Oprah’s Cable Channel Flickers to Life

At precisely 12 o’clock on New Year’s Day, Oprah Winfrey welcomed television viewers to OWN, a cable channel that she has said will espouse her “live your best life” mantra.

OWN, short for The Oprah Winfrey Network, flickered to life in about 85 million television households in the United States, replacing the Discovery Health Channel. It is the highest-profile new cable channel in over a decade, and it represents an enormous risk for Ms. Winfrey, who is ending her daytime talk show later in the year.

“Happy New Year,” Ms. Winfrey said, “and welcome to OWN.”

“This, as you can imagine, is a very exciting day for me, kicking off the next chapter of my life with all of you,” she said in an introduction taped in Chicago in November. The introduction previewed some of OWN’s shows, like “Oprah Presents Master Class,” featuring the life lessons of celebrities; “In the Bedroom With Laura Berman,” about couples’ sex lives; and “Your OWN Show: Oprah’s Search for the Next TV Star,” a competition show.

The channel will essentially play a highlight reel this weekend in the hopes that viewers will come back for specific shows on a regular basis. The normal schedule will start on Jan. 3.
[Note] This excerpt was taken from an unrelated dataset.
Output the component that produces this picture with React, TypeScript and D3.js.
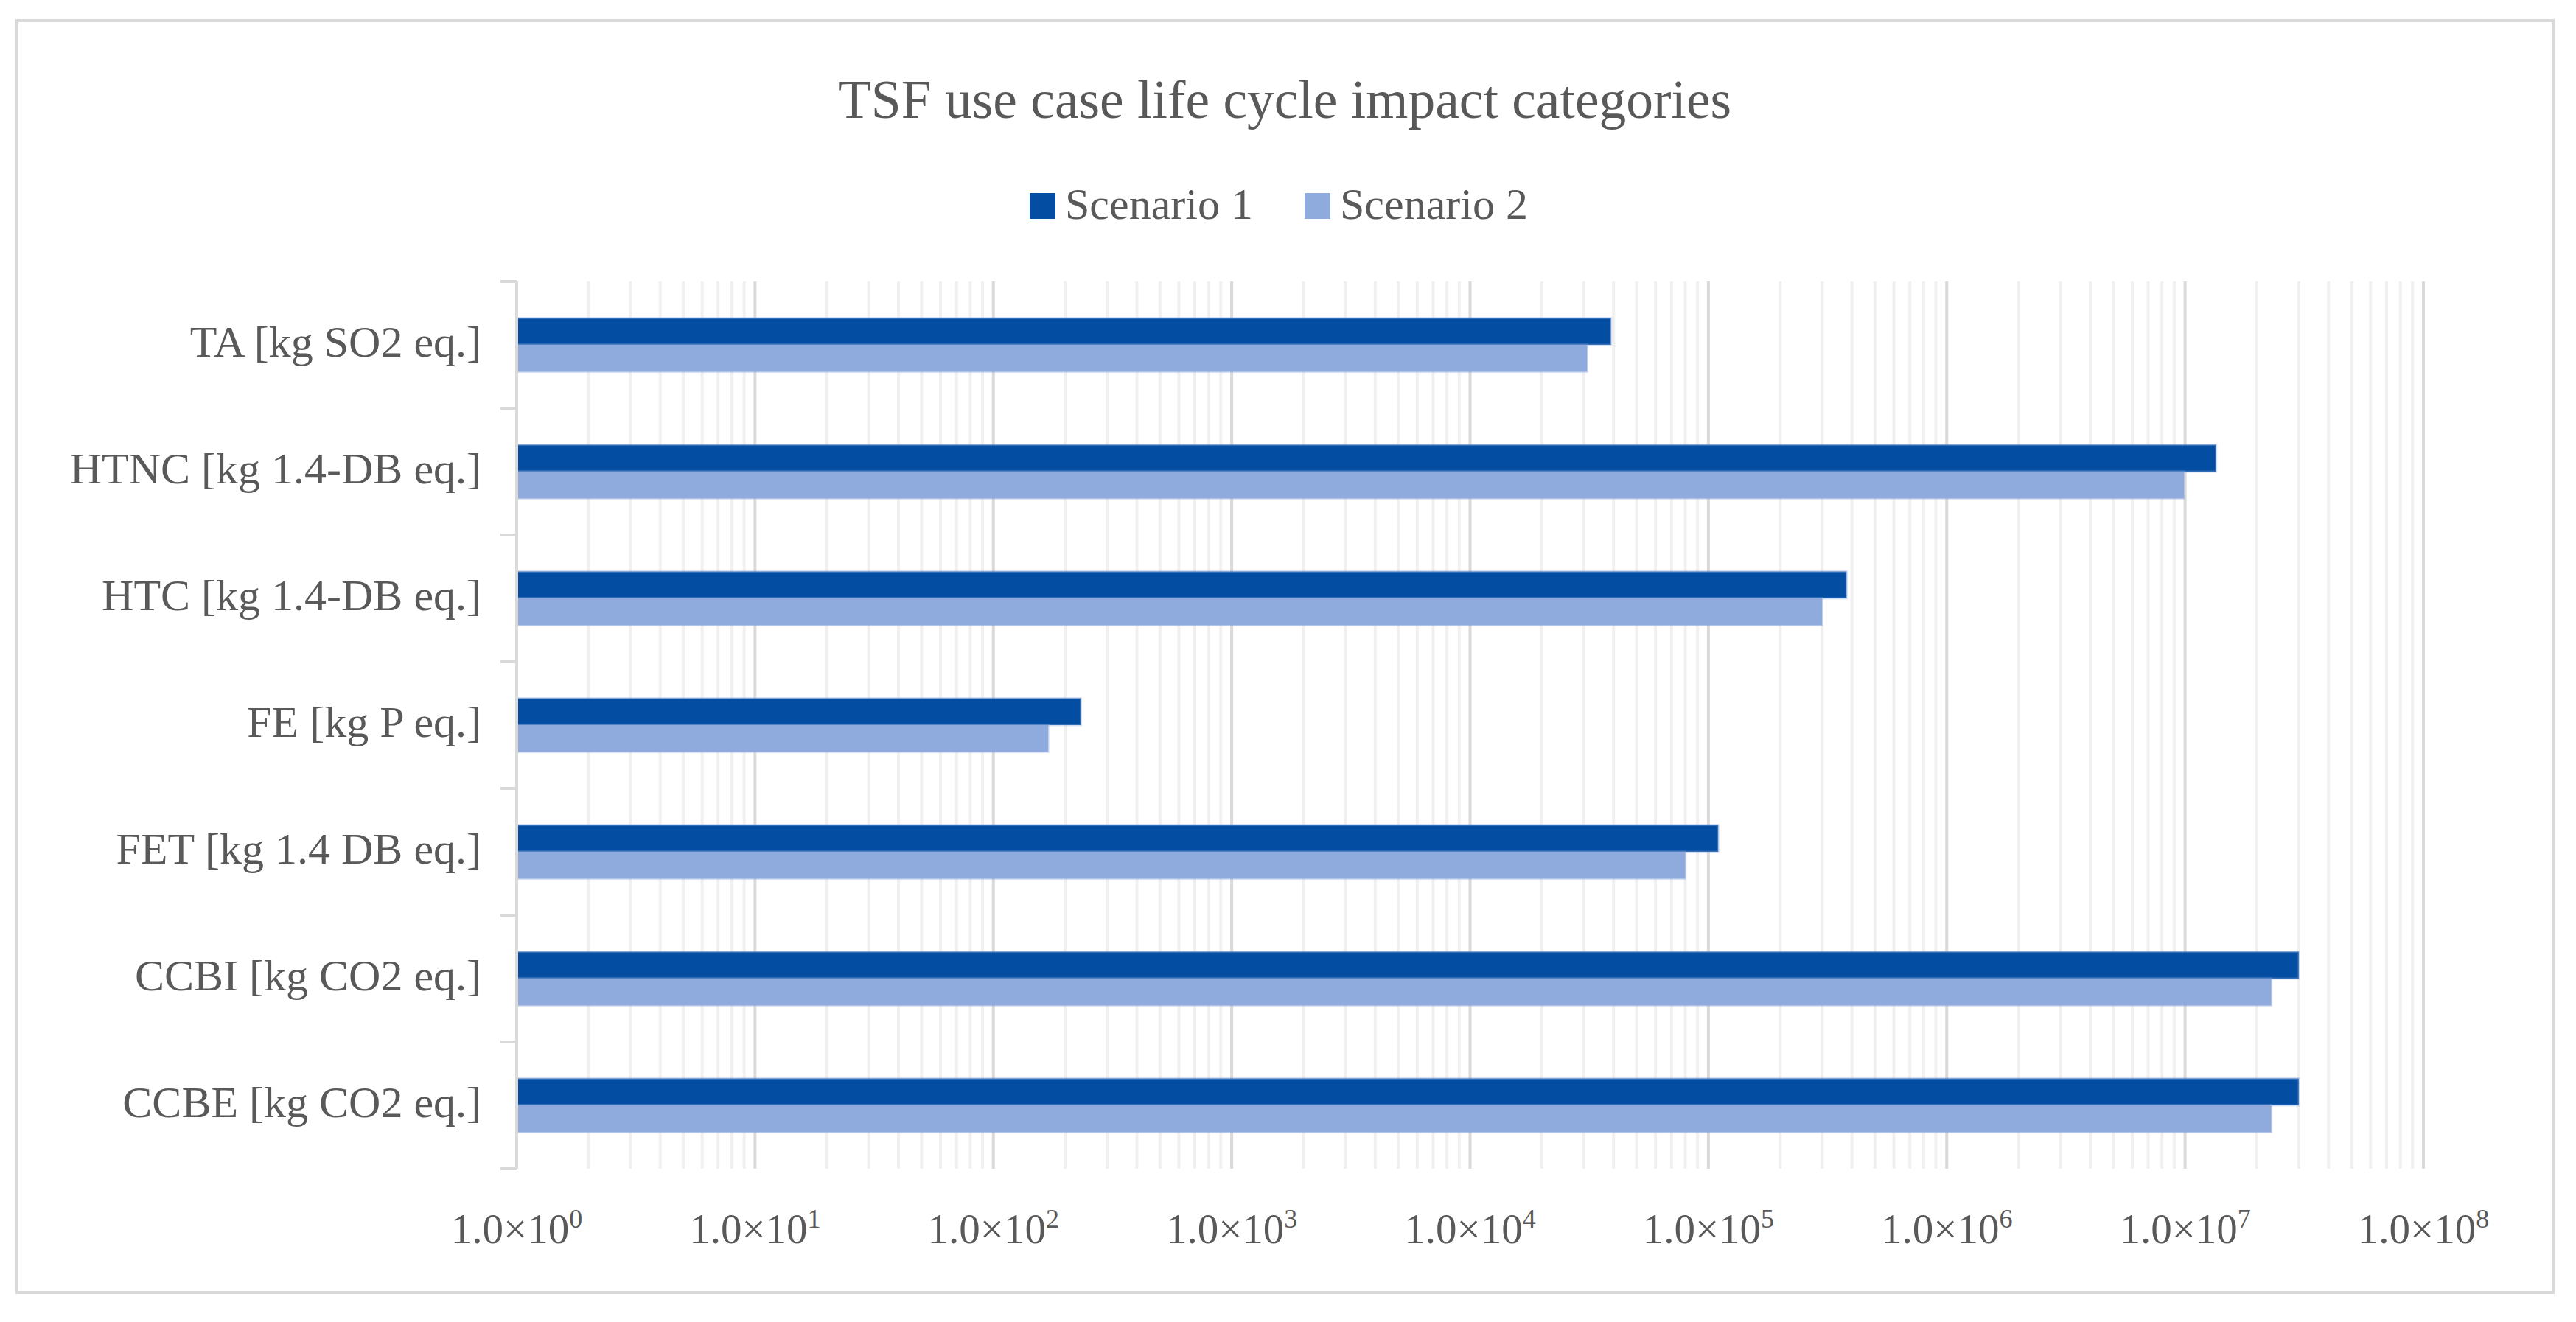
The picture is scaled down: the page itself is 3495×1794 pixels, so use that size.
import { useRef, useEffect } from "react"
import * as d3 from "d3"

const title = "TSF use case life cycle impact categories"
const categories = [
  "TA [kg SO2 eq.]",
  "HTNC [kg 1.4-DB eq.]",
  "HTC [kg 1.4-DB eq.]",
  "FE [kg P eq.]",
  "FET [kg 1.4 DB eq.]",
  "CCBI [kg CO2 eq.]",
  "CCBE [kg CO2 eq.]",
]
const seriesNames = ["Scenario 1", "Scenario 2"]
const scenario1 = [3.9e4, 1.35e7, 3.8e5, 233, 1.1e5, 3.0e7, 3.0e7]
const scenario2 = [3.1e4, 9.9e6, 3.0e5, 170, 8.0e4, 2.3e7, 2.3e7]
const tickExponents = [0, 1, 2, 3, 4, 5, 6, 7, 8]
const colors = ["#034EA2", "#8FAADC"]

export default function App() {
  const svgRef = useRef<SVGSVGElement>(null)

  function drawChart() {
    const width = 3495
    const height = 1794
    const left = 701
    const right = 3288
    const top = 382
    const bottom = 1586
    const fontFamily = "'Liberation Serif', 'Times New Roman', serif"
    const textColor = "#595959"

    const svg = d3.select(svgRef.current).attr("width", width).attr("height", height)
    svg.selectAll("*").remove()

    svg.append("rect").attr("width", width).attr("height", height).attr("fill", "#ffffff")

    // outer frame
    svg
      .append("rect")
      .attr("x", 23)
      .attr("y", 28)
      .attr("width", 3464 - 23)
      .attr("height", 1754 - 28)
      .attr("fill", "none")
      .attr("stroke", "#d9d9d9")
      .attr("stroke-width", 4)

    // title
    svg
      .append("text")
      .text(title)
      .attr("x", 1743)
      .attr("y", 160)
      .attr("text-anchor", "middle")
      .style("font-size", "73.5px")
      .style("font-family", fontFamily)
      .style("fill", textColor)

    // legend
    const legendX = [1397, 1770]
    const legend = svg.append("g").attr("id", "legend")
    const items = legend
      .selectAll("g")
      .data(seriesNames)
      .enter()
      .append("g")
      .attr("transform", (d, i) => `translate(${legendX[i]}, 0)`)
    items
      .append("rect")
      .attr("x", 0)
      .attr("y", 262)
      .attr("width", 35)
      .attr("height", 35)
      .attr("fill", (d, i) => colors[i])
    items
      .append("text")
      .text((d) => d)
      .attr("x", 48)
      .attr("y", 297)
      .style("font-size", "60px")
      .style("font-family", fontFamily)
      .style("fill", textColor)

    const xScale = d3.scaleLog().domain([1, 1e8]).range([left, right])
    const yScale = d3.scaleBand<string>().domain(categories).range([top, bottom]).padding(0)
    const subScale = d3
      .scaleBand<string>()
      .domain(seriesNames)
      .range([0, yScale.bandwidth()])
      .paddingInner(0)
      .paddingOuter(1.356)

    // gridlines
    const allTicks = xScale.ticks()
    const isMajor = (v: number) => Math.abs(Math.log10(v) - Math.round(Math.log10(v))) < 1e-9
    const grid = svg.append("g").attr("id", "grid")
    grid
      .selectAll("line.minor")
      .data(allTicks.filter((v) => !isMajor(v)))
      .enter()
      .append("line")
      .attr("class", "minor")
      .attr("x1", (d) => xScale(d))
      .attr("x2", (d) => xScale(d))
      .attr("y1", top)
      .attr("y2", bottom)
      .attr("stroke", "#f0f0f0")
      .attr("stroke-width", 4)
    grid
      .selectAll("line.major")
      .data(tickExponents.slice(1))
      .enter()
      .append("line")
      .attr("class", "major")
      .attr("x1", (d) => xScale(Math.pow(10, d)))
      .attr("x2", (d) => xScale(Math.pow(10, d)))
      .attr("y1", top)
      .attr("y2", bottom)
      .attr("stroke", "#d9d9d9")
      .attr("stroke-width", 4)

    // bars
    const rows = categories.map((c, i) => ({ category: c, values: [scenario1[i], scenario2[i]] }))
    const barGroups = svg
      .append("g")
      .attr("id", "bars")
      .selectAll("g")
      .data(rows)
      .enter()
      .append("g")
      .attr("transform", (d) => `translate(0, ${yScale(d.category)})`)
    barGroups
      .selectAll("rect")
      .data((d) => d.values.map((v, i) => ({ series: seriesNames[i], value: v, i })))
      .enter()
      .append("rect")
      .attr("x", xScale(1))
      .attr("y", (d) => subScale(d.series) as number)
      .attr("width", (d) => xScale(d.value) - xScale(1))
      .attr("height", subScale.bandwidth())
      .attr("fill", (d) => colors[d.i])
      .attr("stroke", "rgba(143,170,220,0.35)")
      .attr("stroke-width", 3)

    // left axis
    const axisColor = "#d9d9d9"
    const leftAxis = svg.append("g").attr("id", "leftAxis")
    leftAxis
      .append("line")
      .attr("x1", left)
      .attr("x2", left)
      .attr("y1", top)
      .attr("y2", bottom)
      .attr("stroke", axisColor)
      .attr("stroke-width", 4)
    const boundaries = categories.map((c) => yScale(c) as number).concat([bottom])
    leftAxis
      .selectAll("line.tick")
      .data(boundaries)
      .enter()
      .append("line")
      .attr("class", "tick")
      .attr("x1", left - 22)
      .attr("x2", left)
      .attr("y1", (d) => d)
      .attr("y2", (d) => d)
      .attr("stroke", axisColor)
      .attr("stroke-width", 4)
    leftAxis
      .selectAll("text")
      .data(categories)
      .enter()
      .append("text")
      .text((d) => d)
      .attr("x", left - 48)
      .attr("y", (d) => (yScale(d) as number) + yScale.bandwidth() / 2 + 16)
      .attr("text-anchor", "end")
      .style("font-size", "60px")
      .style("font-family", fontFamily)
      .style("fill", textColor)

    // bottom axis labels
    const labels = svg
      .append("g")
      .attr("id", "bottomAxis")
      .selectAll("text")
      .data(tickExponents)
      .enter()
      .append("text")
      .attr("x", (d) => xScale(Math.pow(10, d)))
      .attr("y", 1687)
      .attr("text-anchor", "middle")
      .style("font-size", "57px")
      .style("font-family", fontFamily)
      .style("fill", textColor)
    labels.append("tspan").text("1.0×10")
    labels
      .append("tspan")
      .text((d) => String(d))
      .attr("dy", -21)
      .style("font-size", "36px")
  }

  useEffect(() => {
    drawChart()
  }, [svgRef])

  return (
    <div style={{ position: "absolute", left: 0, top: 0 }}>
      <svg ref={svgRef} style={{ display: "block" }}></svg>
    </div>
  )
}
“I look at this launch as the birthing of a baby, not the raising of a child,” Ms. Winfrey said in an interview last month, clearly managing expectations about the early days of the channel.

“It’s a long-term process,” she said, “and I have the vision to see what this network can be in 3 years, in 5 years, in 10 years, as an institution of hope and inspiration.”

OWN is getting attention in part because Ms. Winfrey is a media mogul like no other, and in part because the end of her talk show and the start of her channel symbolize a gradual shift to cable from broadcast.

“OWN is the first network, other than maybe the Disney Channel, that is really built around the worldview of a person,” Tom Freston, the former chief executive of Viacom and now an adviser to OWN.

The move from Discovery Health to OWN appeared to happen relatively smoothly, though there were sporadic complaints on Twitter that OWN was not showing up as expected on some Comcast cable line-ups. Some other viewers bemoaned the fact that they could not watch in high-definition.

Peter Liguori, the chief operating officer of Discovery, said in an interview last month that turning over a channel is “not as easy as it looks.”

“People have sacrificed a lot to get this network up and running,” he said. “It does take a village.”

In Los Angeles, where OWN is based, Ms. Winfrey held a celebratory brunch for the staff Saturday morning. Shortly before the East Coast premiere of the channel, she thanked Mr. Freston, the OWN chief executive Christina Norman, and the Discovery Communications chief executive David Zaslav, according to a person in attendance. Then she quoted something that the television host Suze Orman had told her: “After I’m gone, and all of us are gone, OWN will live on, and on, and on – and having that lasting impact is mighty.”